▶ [Source material]
# # #

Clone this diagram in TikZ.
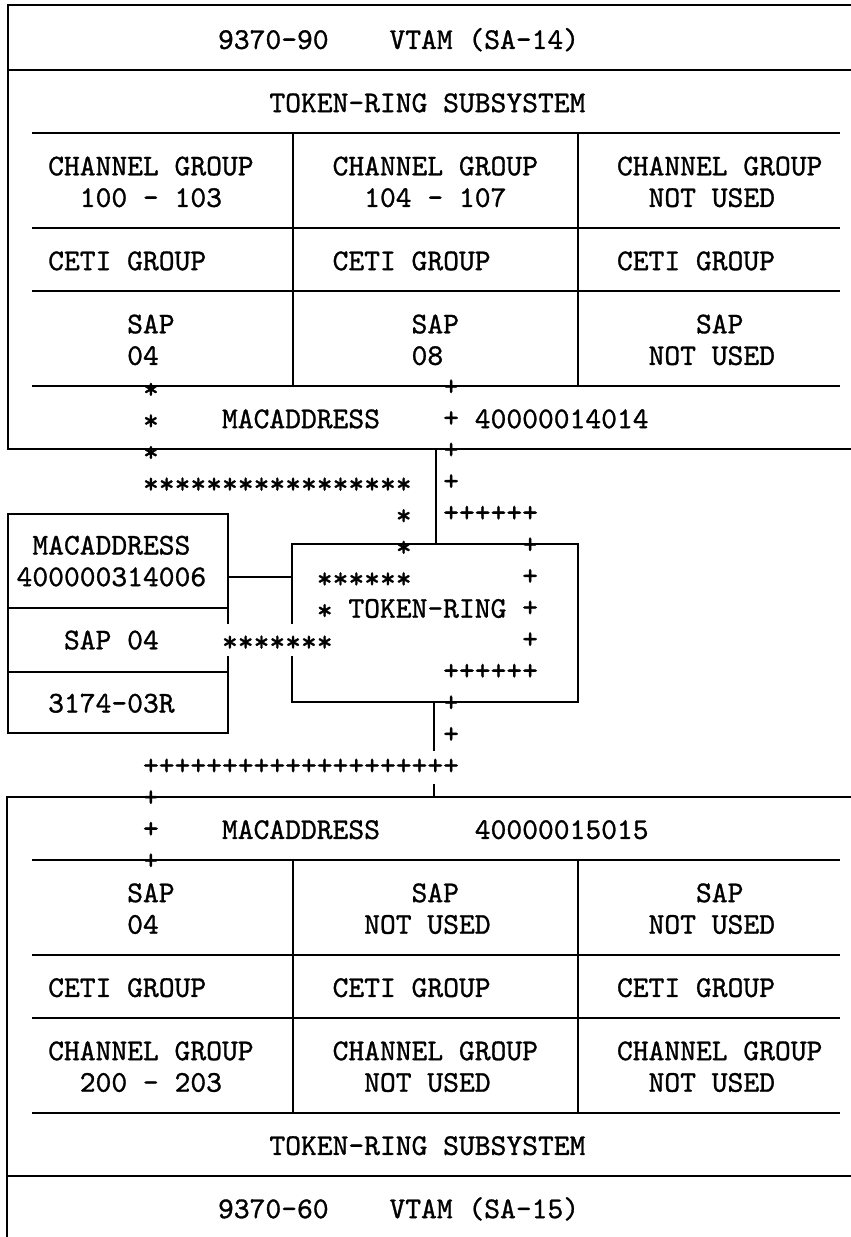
\documentclass[tikz,border=0pt]{standalone}
\usepackage{fontspec}
\setmonofont[FakeBold=1]{lmmono10-regular.otf}
\newlength{\chw}
\def\fsz{30.1}
\AtBeginDocument{%
  \settowidth{\chw}{\fontsize{10}{12}\selectfont\ttfamily M}%
  \ifdim\chw>1pt
    \pgfmathsetmacro{\fsztmp}{10*15.8/\chw}\xdef\fsz{\fsztmp}%
  \fi}
\newcommand{\cx}[1]{143+15.8*(#1)}
\newcommand{\ry}[1]{6.5+31.6*(#1)}
\newcommand{\txt}[5][tx]{\node[#1] (#2) at ({\cx{#3}},{\ry{#4}+10.8}) {#5};}
\newcommand{\hr}[3]{\draw[rule] ({#1},{\ry{#3}}) -- ({#2},{\ry{#3}});}
\begin{document}
\begin{tikzpicture}[x=1pt,y=-1pt]
\tikzset{
  rule/.style={line width=2pt, line cap=rect},
  tx/.style={anchor=base west, inner sep=0pt, outer sep=0pt, font=\fontsize{\fsz}{\fsz}\selectfont\ttfamily},
  sk/.style={tx, yshift=-2pt},
  pl/.style={tx, yshift=1pt}
}
\useasboundingbox (0,0) rectangle (851,1237);
\fill[white] (0,0) rectangle (851,1237);

% ---------- top box ----------
\draw[rule] (851,5) -- (8,5) -- (8,{\ry{14}}) -- (851,{\ry{14}});
\hr{8}{851}{2}
\hr{33}{839}{4}
\hr{33}{839}{7}
\hr{33}{839}{9}
\hr{33}{839}{12}
\draw[rule] (293,{\ry{4}}) -- (293,{\ry{12}});
\draw[rule] (578,{\ry{4}}) -- (578,{\ry{12}});

\txt{t1}{4.75}{1}{9370-90}
\txt{t2}{15.6}{1}{VTAM (SA-14)}
\txt{t3}{8}{3}{TOKEN-RING SUBSYSTEM}
\txt{c1a}{-6}{5}{CHANNEL GROUP}
\txt{c1b}{-4}{6}{100 - 103}
\txt{c2a}{12}{5}{CHANNEL GROUP}
\txt{c2b}{14}{6}{104 - 107}
\txt{c3a}{30}{5}{CHANNEL GROUP}
\txt{c3b}{32}{6}{NOT USED}
\txt{e1}{-6}{8}{CETI GROUP}
\txt{e2}{12}{8}{CETI GROUP}
\txt{e3}{30}{8}{CETI GROUP}
\txt{s1a}{-1}{10}{SAP}
\txt{s1b}{-1}{11}{04}
\txt{s2a}{17}{10}{SAP}
\txt{s2b}{17}{11}{08}
\txt{s3a}{35}{10}{SAP}
\txt{s3b}{32}{11}{NOT USED}
\txt[sk]{r12a}{0}{12}{*}
\txt[pl]{r12b}{19}{12}{+}
\txt[sk]{r13a}{0}{13}{*}
\txt{r13b}{5}{13}{MACADDRESS}
\txt[pl]{r13c}{19}{13}{+}
\txt{r13d}{21}{13}{40000014014}
\txt[sk]{r14a}{0}{14}{*}
\txt[pl]{r14b}{19}{14}{+}

% ---------- middle ----------
\txt[sk]{r15a}{0}{15}{*****************}
\txt[pl]{r15b}{19}{15}{+}
\txt[sk]{r16a}{16}{16}{*}
\txt[pl]{r16b}{19}{16}{++++++}

% token-ring box
\coordinate (trnw) at (292,{\ry{17}});
\coordinate (trne) at (578,{\ry{17}});
\coordinate (trse) at (578,{\ry{22}});
\coordinate (trsw) at (292,{\ry{22}});
\draw[rule] (292,623) -- (trnw) -- (trne) -- (trse) -- (trsw) -- (292,657);
\txt[sk]{r17a}{16}{17}{*}
\txt[pl]{r17b}{24}{17}{+}
\txt[sk]{r18a}{11}{18}{******}
\txt[pl]{r18b}{24}{18}{+}
\txt[sk]{r19a}{11}{19}{*}
\txt{r19b}{13}{19}{TOKEN-RING}
\txt[pl]{r19c}{24}{19}{+}
\txt[sk]{r20a}{5}{20}{*******}
\txt[pl]{r20b}{24}{20}{+}
\txt[pl]{r21a}{19}{21}{++++++}
\txt[pl]{r22a}{19}{22}{+}
\txt[pl]{r23a}{19}{23}{+}
\txt[pl]{r24a}{0}{24}{++++++++++++++++++++}

% left box (3174)
\coordinate (lbnw) at (7.5,514);
\coordinate (lbne) at (228,514);
\coordinate (lbsw) at (7.5,733);
\coordinate (lbse) at (228,733);
\draw[rule] (228,623) -- (lbne) -- (lbnw) -- (lbsw) -- (lbse) -- (228,657);
\draw[rule] (7.5,608) -- (228,608);
\draw[rule] (7.5,672) -- (228,672);
\txt{l1}{-7}{17}{MACADDRESS}
\txt{l2}{-8}{18}{400000314006}
\txt{l3}{-5}{20}{SAP 04}
\txt{l4}{-6}{22}{3174-03R}

% connectors
\coordinate (lbc) at (228,577);
\coordinate (trc) at (292,577);
\draw[rule] (lbc) -- (trc);
\coordinate (topc) at (436,{\ry{14}});
\coordinate (trtop) at (436,{\ry{17}});
\draw[rule] (topc) -- (trtop);
\coordinate (trbot) at (434,{\ry{22}});
\coordinate (mid1) at (434,750);
\coordinate (mid2) at (434,785);
\coordinate (botc) at (434,{\ry{25}});
\draw[rule] (trbot) -- (mid1);
\draw[rule] (mid2) -- (botc);

% ---------- bottom box ----------
\draw[rule] (851,{\ry{25}}) -- (7,{\ry{25}}) -- (7,1240);
\hr{33}{839}{27}
\hr{33}{839}{30}
\hr{33}{839}{32}
\hr{33}{839}{35}
\hr{7}{851}{37}
\draw[rule] (293,{\ry{27}}) -- (293,{\ry{35}});
\draw[rule] (578,{\ry{27}}) -- (578,{\ry{35}});

\txt[pl]{b25}{0}{25}{+}
\txt[pl]{b26a}{0}{26}{+}
\txt{b26b}{5}{26}{MACADDRESS}
\txt{b26c}{21}{26}{40000015015}
\txt[pl]{b27}{0}{27}{+}
\txt{bs1a}{-1}{28}{SAP}
\txt{bs1b}{-1}{29}{04}
\txt{bs2a}{17}{28}{SAP}
\txt{bs2b}{14}{29}{NOT USED}
\txt{bs3a}{35}{28}{SAP}
\txt{bs3b}{32}{29}{NOT USED}
\txt{be1}{-6}{31}{CETI GROUP}
\txt{be2}{12}{31}{CETI GROUP}
\txt{be3}{30}{31}{CETI GROUP}
\txt{bc1a}{-6}{33}{CHANNEL GROUP}
\txt{bc1b}{-4}{34}{200 - 203}
\txt{bc2a}{12}{33}{CHANNEL GROUP}
\txt{bc2b}{14}{34}{NOT USED}
\txt{bc3a}{30}{33}{CHANNEL GROUP}
\txt{bc3b}{32}{34}{NOT USED}
\txt{bt3}{8}{36}{TOKEN-RING SUBSYSTEM}
\txt{bt1}{4.75}{38}{9370-60}
\txt{bt2}{15.6}{38}{VTAM (SA-15)}
\end{tikzpicture}
\end{document}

# # #

▶ [Problem details] Reproduce every line precisely as given, omitting all pictures.

▶ [Output below]
Clone this diagram in TikZ.
\documentclass[tikz,border=0pt]{standalone}
\usepackage{fontspec}
\setmonofont[FakeBold=1]{lmmono10-regular.otf}
\newlength{\chw}
\def\fsz{30.1}
\AtBeginDocument{%
  \settowidth{\chw}{\fontsize{10}{12}\selectfont\ttfamily M}%
  \ifdim\chw>1pt
    \pgfmathsetmacro{\fsztmp}{10*15.8/\chw}\xdef\fsz{\fsztmp}%
  \fi}
\newcommand{\cx}[1]{143+15.8*(#1)}
\newcommand{\ry}[1]{6.5+31.6*(#1)}
\newcommand{\txt}[5][tx]{\node[#1] (#2) at ({\cx{#3}},{\ry{#4}+10.8}) {#5};}
\newcommand{\hr}[3]{\draw[rule] ({#1},{\ry{#3}}) -- ({#2},{\ry{#3}});}
\begin{document}
\begin{tikzpicture}[x=1pt,y=-1pt]
\tikzset{
  rule/.style={line width=2pt, line cap=rect},
  tx/.style={anchor=base west, inner sep=0pt, outer sep=0pt, font=\fontsize{\fsz}{\fsz}\selectfont\ttfamily},
  sk/.style={tx, yshift=-2pt},
  pl/.style={tx, yshift=1pt}
}
\useasboundingbox (0,0) rectangle (851,1237);
\fill[white] (0,0) rectangle (851,1237);

% ---------- top box ----------
\draw[rule] (851,5) -- (8,5) -- (8,{\ry{14}}) -- (851,{\ry{14}});
\hr{8}{851}{2}
\hr{33}{839}{4}
\hr{33}{839}{7}
\hr{33}{839}{9}
\hr{33}{839}{12}
\draw[rule] (293,{\ry{4}}) -- (293,{\ry{12}});
\draw[rule] (578,{\ry{4}}) -- (578,{\ry{12}});

\txt{t1}{4.75}{1}{9370-90}
\txt{t2}{15.6}{1}{VTAM (SA-14)}
\txt{t3}{8}{3}{TOKEN-RING SUBSYSTEM}
\txt{c1a}{-6}{5}{CHANNEL GROUP}
\txt{c1b}{-4}{6}{100 - 103}
\txt{c2a}{12}{5}{CHANNEL GROUP}
\txt{c2b}{14}{6}{104 - 107}
\txt{c3a}{30}{5}{CHANNEL GROUP}
\txt{c3b}{32}{6}{NOT USED}
\txt{e1}{-6}{8}{CETI GROUP}
\txt{e2}{12}{8}{CETI GROUP}
\txt{e3}{30}{8}{CETI GROUP}
\txt{s1a}{-1}{10}{SAP}
\txt{s1b}{-1}{11}{04}
\txt{s2a}{17}{10}{SAP}
\txt{s2b}{17}{11}{08}
\txt{s3a}{35}{10}{SAP}
\txt{s3b}{32}{11}{NOT USED}
\txt[sk]{r12a}{0}{12}{*}
\txt[pl]{r12b}{19}{12}{+}
\txt[sk]{r13a}{0}{13}{*}
\txt{r13b}{5}{13}{MACADDRESS}
\txt[pl]{r13c}{19}{13}{+}
\txt{r13d}{21}{13}{40000014014}
\txt[sk]{r14a}{0}{14}{*}
\txt[pl]{r14b}{19}{14}{+}

% ---------- middle ----------
\txt[sk]{r15a}{0}{15}{*****************}
\txt[pl]{r15b}{19}{15}{+}
\txt[sk]{r16a}{16}{16}{*}
\txt[pl]{r16b}{19}{16}{++++++}

% token-ring box
\coordinate (trnw) at (292,{\ry{17}});
\coordinate (trne) at (578,{\ry{17}});
\coordinate (trse) at (578,{\ry{22}});
\coordinate (trsw) at (292,{\ry{22}});
\draw[rule] (292,623) -- (trnw) -- (trne) -- (trse) -- (trsw) -- (292,657);
\txt[sk]{r17a}{16}{17}{*}
\txt[pl]{r17b}{24}{17}{+}
\txt[sk]{r18a}{11}{18}{******}
\txt[pl]{r18b}{24}{18}{+}
\txt[sk]{r19a}{11}{19}{*}
\txt{r19b}{13}{19}{TOKEN-RING}
\txt[pl]{r19c}{24}{19}{+}
\txt[sk]{r20a}{5}{20}{*******}
\txt[pl]{r20b}{24}{20}{+}
\txt[pl]{r21a}{19}{21}{++++++}
\txt[pl]{r22a}{19}{22}{+}
\txt[pl]{r23a}{19}{23}{+}
\txt[pl]{r24a}{0}{24}{++++++++++++++++++++}

% left box (3174)
\coordinate (lbnw) at (7.5,514);
\coordinate (lbne) at (228,514);
\coordinate (lbsw) at (7.5,733);
\coordinate (lbse) at (228,733);
\draw[rule] (228,623) -- (lbne) -- (lbnw) -- (lbsw) -- (lbse) -- (228,657);
\draw[rule] (7.5,608) -- (228,608);
\draw[rule] (7.5,672) -- (228,672);
\txt{l1}{-7}{17}{MACADDRESS}
\txt{l2}{-8}{18}{400000314006}
\txt{l3}{-5}{20}{SAP 04}
\txt{l4}{-6}{22}{3174-03R}

% connectors
\coordinate (lbc) at (228,577);
\coordinate (trc) at (292,577);
\draw[rule] (lbc) -- (trc);
\coordinate (topc) at (436,{\ry{14}});
\coordinate (trtop) at (436,{\ry{17}});
\draw[rule] (topc) -- (trtop);
\coordinate (trbot) at (434,{\ry{22}});
\coordinate (mid1) at (434,750);
\coordinate (mid2) at (434,785);
\coordinate (botc) at (434,{\ry{25}});
\draw[rule] (trbot) -- (mid1);
\draw[rule] (mid2) -- (botc);

% ---------- bottom box ----------
\draw[rule] (851,{\ry{25}}) -- (7,{\ry{25}}) -- (7,1240);
\hr{33}{839}{27}
\hr{33}{839}{30}
\hr{33}{839}{32}
\hr{33}{839}{35}
\hr{7}{851}{37}
\draw[rule] (293,{\ry{27}}) -- (293,{\ry{35}});
\draw[rule] (578,{\ry{27}}) -- (578,{\ry{35}});

\txt[pl]{b25}{0}{25}{+}
\txt[pl]{b26a}{0}{26}{+}
\txt{b26b}{5}{26}{MACADDRESS}
\txt{b26c}{21}{26}{40000015015}
\txt[pl]{b27}{0}{27}{+}
\txt{bs1a}{-1}{28}{SAP}
\txt{bs1b}{-1}{29}{04}
\txt{bs2a}{17}{28}{SAP}
\txt{bs2b}{14}{29}{NOT USED}
\txt{bs3a}{35}{28}{SAP}
\txt{bs3b}{32}{29}{NOT USED}
\txt{be1}{-6}{31}{CETI GROUP}
\txt{be2}{12}{31}{CETI GROUP}
\txt{be3}{30}{31}{CETI GROUP}
\txt{bc1a}{-6}{33}{CHANNEL GROUP}
\txt{bc1b}{-4}{34}{200 - 203}
\txt{bc2a}{12}{33}{CHANNEL GROUP}
\txt{bc2b}{14}{34}{NOT USED}
\txt{bc3a}{30}{33}{CHANNEL GROUP}
\txt{bc3b}{32}{34}{NOT USED}
\txt{bt3}{8}{36}{TOKEN-RING SUBSYSTEM}
\txt{bt1}{4.75}{38}{9370-60}
\txt{bt2}{15.6}{38}{VTAM (SA-15)}
\end{tikzpicture}
\end{document}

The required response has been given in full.